On April 25th, the Supreme Court ruled that, in civil cases involving American-Indian tribes, sovereign immunity does not include tribal employees when the tribal employee is the “real party in interest.” In Lewis v. Clarke, the defendant William Clarke rear-ended the plaintiffs, Brian and Michelle Lewis who were driving on a highway near, but not in the Mohegan Reservation. Clarke, a resident of Connecticut, was driving customers to the tribe’s casino for which he worked. After the Lewises sued Clarke for damages in a Connecticut state court, the defendant attempted to have the case dismissed on grounds of sovereign immunity, a doctrine that immunizes sovereign governments against legal action unless consent is given. He argued that, in his capacity as an employee of the tribe, he was pursuing tribal interests and thus was covered by sovereign immunity. It is also worth noting that the tribe pledged to indemnify him for all damages.
Supreme Court Case
In a unanimous decision, the Supreme Court drew a hard distinction between individual suits and suits of an official capacity. According to Justice Sonia Sotomayer’s opinion, only official lawsuits fall under the protection of sovereign immunity, a concept derived from Ancient England’s idea that the sovereign is infallible. The Court relied on examples of Section 1983 suits under federal law according to which individuals working for the state may be sued as individuals. In cases involving official statuses, an official may be sued as a representative of the government. If that official were to leave office, the new official, in his or her capacity as a representative, would then be the object of the ongoing suit. The Court found that in Clarke’s case, he should be seen as an individual and not as an official.
Lastly, the Court decided that “[t]he Tribe’s indemnification provision does not somehow convert the suit against Clarke into a suit against the sovereign.”
Further Consideration
In her concurrence, Justice Ruth Bader Ginsburg argued that the conclusion should rest on simpler grounds. She thought the Court’s decision should derive from two facts: that the incident was off reservations and that Clarke was not a member of the tribe.
In the course of discussion, Justices decided not to pursue questions pertaining to precedence (Kiowa Tribe v. Manufacturing Technologies and Michigan v. Bay Mills Indian Community). In choosing not to revisit these older cases, the Court decided against making game-changing decisions regarding sovereign immunity.

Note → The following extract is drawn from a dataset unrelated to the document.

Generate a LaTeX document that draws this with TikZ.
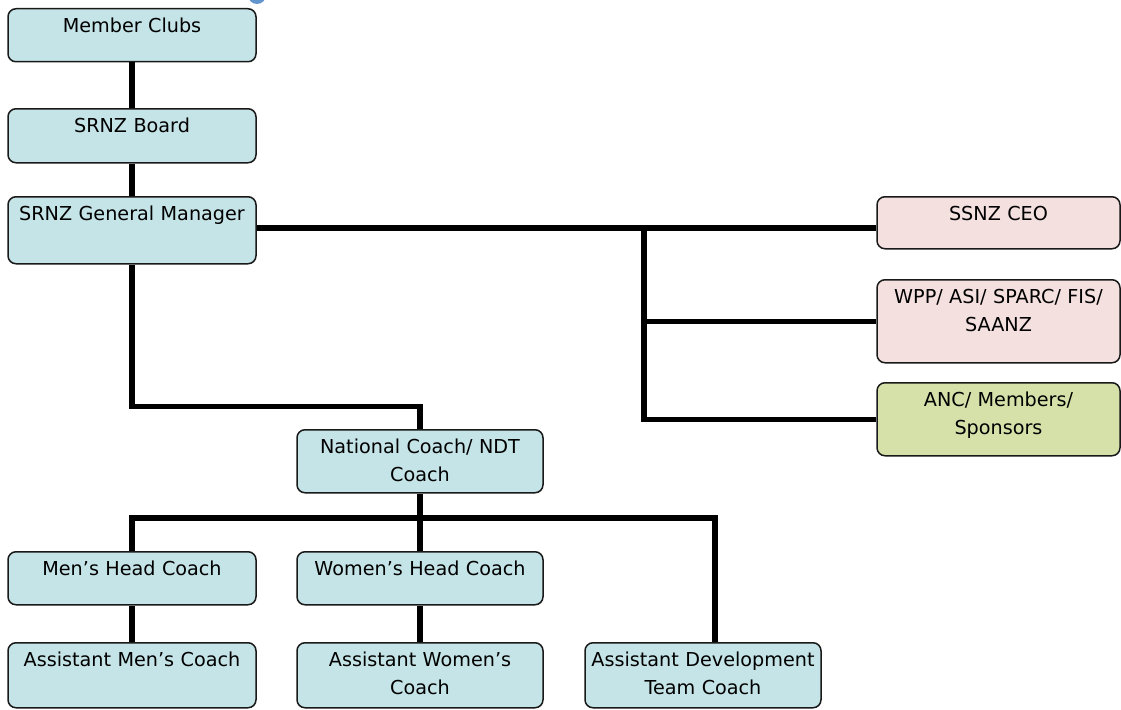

Nonetheless, the Court toyed with a (dangerous) question that came up in Michigan: should “sovereign immunity [apply] to tribal entities at all[?]” In the end, the Court was deliberating on whether tribes should be considered equal to states.
Sovereign Immunity
Ultimately, the question of sovereign immunity is a vexed one, partially because of the various (sometimes contradictory) court rulings and partially because of the various ways in which immunity has been employed. For many years, there was no real recourse for those looking to sue the US government – one could ask Congress to pass a bill issuing compensation for damages, but that was about it. It wasn’t until 1946 that Congress passed the Tort Claims Act, which allowed US district courts to hear tort cases against employees of the US government. From there, the high court issued decisions that clarified (and complicated) the question of sovereignty in varying degrees.
In Clarke’s response to the Lewises petition, he wondered why they didn’t take the case to the Mohegan tribe’s Gaming Disputes Court, which hears cases against its employees. He argued that “a functioning court system is a critical aspect of sovereignty; reducing the efficacy of the Mohegan court system undermines the Tribe’s sovereignty.”
In closing, even in a case as small as this, there is the question of tribal sovereignty, something that Native American civil rights activists have fought long and hard for.